T 949.253.0900    F 949.253.0902

klgates.com

  

June 1, 2018

Veritone, Inc.

575 Anton Blvd., Suite 100

Costa Mesa, California 92626

Ladies and Gentlemen:

We have acted as counsel to Veritone, Inc., a Delaware corporation (the “Company”), in connection with the proposed offering and sale from time to time by the Company of the Company’s Common Stock, par value $0.001 per share, having an aggregate offering price of up to $50,000,000 (the “Shares”), pursuant to the Registration Statement on Form S-3 (the “Registration Statement”), filed with the Securities and Exchange Commission (the “Commission”) under the Securities Act of 1933, as amended (the “Securities Act”), by the Company on the date hereof, the related base prospectus (the “Base Prospectus”) and the prospectus relating to the Shares (together with the Base Prospectus, the “Prospectus”). This opinion is being furnished to you in accordance with the requirements of Item 601(b)(5) of Regulation S-K under the Securities Act.
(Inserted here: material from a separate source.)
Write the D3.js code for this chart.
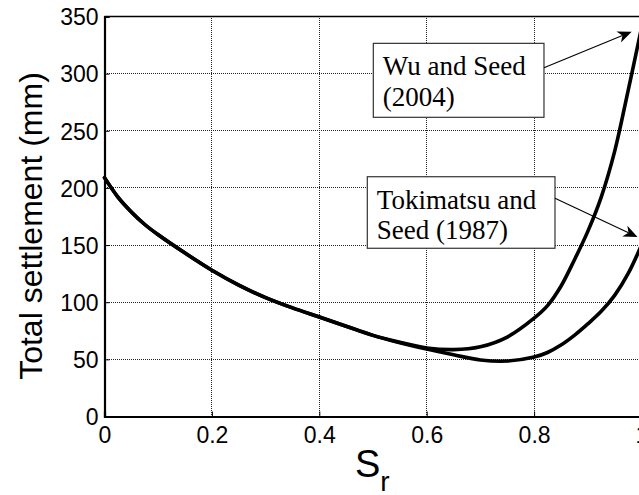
<!DOCTYPE html>
<html>
<head>
<meta charset="utf-8">
<script src="https://cdn.jsdelivr.net/npm/d3@7"></script>
<style>
  html, body { margin: 0; padding: 0; background: #fff; }
  svg { display: block; }
</style>
</head>
<body>
<svg id="chart" width="639" height="495"></svg>
<script>
// ---- data ----
const sr = [0, 0.025, 0.05, 0.075, 0.1, 0.15, 0.2, 0.25, 0.3, 0.35, 0.4, 0.45, 0.5, 0.55, 0.6, 0.65, 0.7, 0.75, 0.8, 0.825, 0.85, 0.875, 0.9, 0.925, 0.95, 0.975, 1.0];
const wuSeed = [209, 192, 179, 168, 159, 143, 128, 115, 104, 95, 87, 79, 71, 65, 60, 58.5, 61, 69.5, 86, 97, 114, 137, 162, 192, 232, 285, 340];
const tokimatsuSeed = [209, 192, 179, 168, 159, 143, 128, 115, 104, 95, 87, 79, 71, 64.5, 59, 54, 49.5, 48.5, 52, 56, 62.5, 71, 81, 92, 106, 125, 150];
const xTicks = [0, 0.2, 0.4, 0.6, 0.8, 1];
const xTickLabels = ["0", "0.2", "0.4", "0.6", "0.8", "1"];
const yTicks = [0, 50, 100, 150, 200, 250, 300, 350];
const annotations = [
  { lines: ["Wu and Seed", "(2004)"], box: [0.5006, 0.8184, 326.5, 261.8], from: [0.8184, 305.2], to: [0.9817, 336.7] },
  { lines: ["Tokimatsu and", "Seed (1987)"], box: [0.4894, 0.8389, 209.8, 147.2], from: [0.8389, 190.9], to: [0.9926, 157] }
];

// ---- layout ----
const svg = d3.select("#chart");
const x = d3.scaleLinear().domain([0, 1]).range([104.5, 641.5]);
const y = d3.scaleLinear().domain([0, 350]).range([416.5, 16.5]);
const fontSans = "'Liberation Sans', Arial, sans-serif";
const fontSerif = "'Liberation Serif', 'Times New Roman', serif";
const snap = v => Math.round(v - 0.5) + 0.5;

// grid
const grid = svg.append("g").attr("shape-rendering", "crispEdges");
grid.selectAll("line.gx").data(xTicks.slice(1)).enter().append("line")
  .attr("x1", d => snap(x(d))).attr("x2", d => snap(x(d)))
  .attr("y1", y(0)).attr("y2", y(350))
  .attr("stroke", "#222").attr("stroke-width", 1).attr("stroke-dasharray", "1,1");
grid.selectAll("line.gy").data(yTicks.slice(1, -1)).enter().append("line")
  .attr("x1", x(0)).attr("x2", x(1))
  .attr("y1", d => snap(y(d))).attr("y2", d => snap(y(d)))
  .attr("stroke", "#222").attr("stroke-width", 1).attr("stroke-dasharray", "1,1");

// axes
const xAxis = d3.axisBottom(x).tickValues(xTicks).tickFormat((d, i) => xTickLabels[i]).tickSize(-5).tickPadding(12);
const yAxis = d3.axisLeft(y).tickValues(yTicks).tickSize(-5).tickPadding(6);
const gx = svg.append("g").attr("transform", `translate(0,${y(0)})`).call(xAxis);
const gy = svg.append("g").attr("transform", `translate(${x(0)},0)`).call(yAxis);
[gx, gy].forEach(g => {
  g.select(".domain").attr("stroke", "#000").attr("stroke-width", 2.2);
  g.selectAll(".tick line").attr("stroke", "#000").attr("stroke-width", 1);
  g.selectAll(".tick text").attr("font-family", fontSans).attr("font-size", 23).attr("fill", "#000");
});
gx.selectAll(".tick text").attr("dy", "0.62em");
gy.selectAll(".tick text").attr("dy", "0.36em");
// top frame
svg.append("line").attr("x1", x(0)).attr("x2", x(1)).attr("y1", y(350)).attr("y2", y(350))
  .attr("stroke", "#000").attr("stroke-width", 1.6);

// curves
const line = d3.line().x(d => x(d[0])).y(d => y(d[1])).curve(d3.curveCatmullRom.alpha(0.5));
[wuSeed, tokimatsuSeed].forEach(series => {
  svg.append("path").datum(sr.map((s, i) => [s, series[i]]))
    .attr("d", line).attr("fill", "none").attr("stroke", "#000")
    .attr("stroke-width", 3.6).attr("stroke-linejoin", "round").attr("stroke-linecap", "round");
});

// annotations
annotations.forEach(a => {
  const x0 = x(a.box[0]), x1 = x(a.box[1]), y0 = y(a.box[2]), y1 = y(a.box[3]);
  svg.append("rect").attr("x", x0).attr("y", y0).attr("width", x1 - x0).attr("height", y1 - y0)
    .attr("fill", "#fff").attr("stroke", "#333").attr("stroke-width", 1.2);
  a.lines.forEach((t, i) => {
    svg.append("text").attr("x", x0 + 9.5).attr("y", y0 + 32 + i * 30.5)
      .attr("font-family", fontSerif).attr("font-size", 27).attr("fill", "#000").text(t);
  });
  const fx = x(a.from[0]), fy = y(a.from[1]), tx = x(a.to[0]), ty = y(a.to[1]);
  const ang = Math.atan2(ty - fy, tx - fx);
  const L = 14, W = 6, N = 10;
  const bx = tx - L * Math.cos(ang), by = ty - L * Math.sin(ang);
  const nx = tx - N * Math.cos(ang), ny = ty - N * Math.sin(ang);
  svg.append("line").attr("x1", fx).attr("y1", fy).attr("x2", nx).attr("y2", ny)
    .attr("stroke", "#000").attr("stroke-width", 1.1);
  const px = -Math.sin(ang), py = Math.cos(ang);
  const pts = [[tx, ty], [bx + W * px, by + W * py], [nx, ny], [bx - W * px, by - W * py]];
  svg.append("path").attr("d", "M" + pts.map(p => p.join(",")).join("L") + "Z").attr("fill", "#000");
});

// axis titles
svg.append("text").attr("transform", `translate(42,226) rotate(-90)`)
  .attr("text-anchor", "middle").attr("font-family", fontSans).attr("font-size", 32).attr("fill", "#000")
  .text("Total settlement (mm)");
const xt = svg.append("text").attr("x", 355).attr("y", 477)
  .attr("font-family", fontSans).attr("font-size", 38).attr("fill", "#000");
xt.append("tspan").text("S");
xt.append("tspan").attr("font-size", 28).attr("dy", 14).text("r");
</script>
</body>
</html>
You have requested our opinion as to the matters set forth below in connection with the Registration Statement, the Prospectus and the offering of the Shares thereunder. For purposes of rendering such opinion, we have examined the Registration Statement, the Prospectus, the Company’s Certificate of Incorporation and Bylaws, each as presently in effect, and records of the corporate action of the Company that provides for the issuance of the Shares, and we have made such other investigation as we have deemed appropriate. We have examined and relied upon certificates of public officials and, as to certain matters of fact that are material to our opinion, we have also relied on a certificate of an officer of the Company. In rendering our opinion, we have made the assumptions that are customary in opinion letters of this kind. We have not verified any of those assumptions.

Our opinion set forth below is limited to the Delaware General Corporation Law.

Based upon and subject to the foregoing, it is our opinion that the Shares have been duly authorized for issuance by the Company and, when issued and paid for as described in the Prospectus, will be validly issued, fully paid and nonassessable.

We hereby consent to the filing of this opinion as an exhibit to the Registration Statement and to the reference to this firm in the Prospectus under the caption “Legal Matters.” In giving our consent, we do not hereby admit that we are in the category of persons whose consent is required under Section 7 of the Securities Act or the rules and regulations thereunder.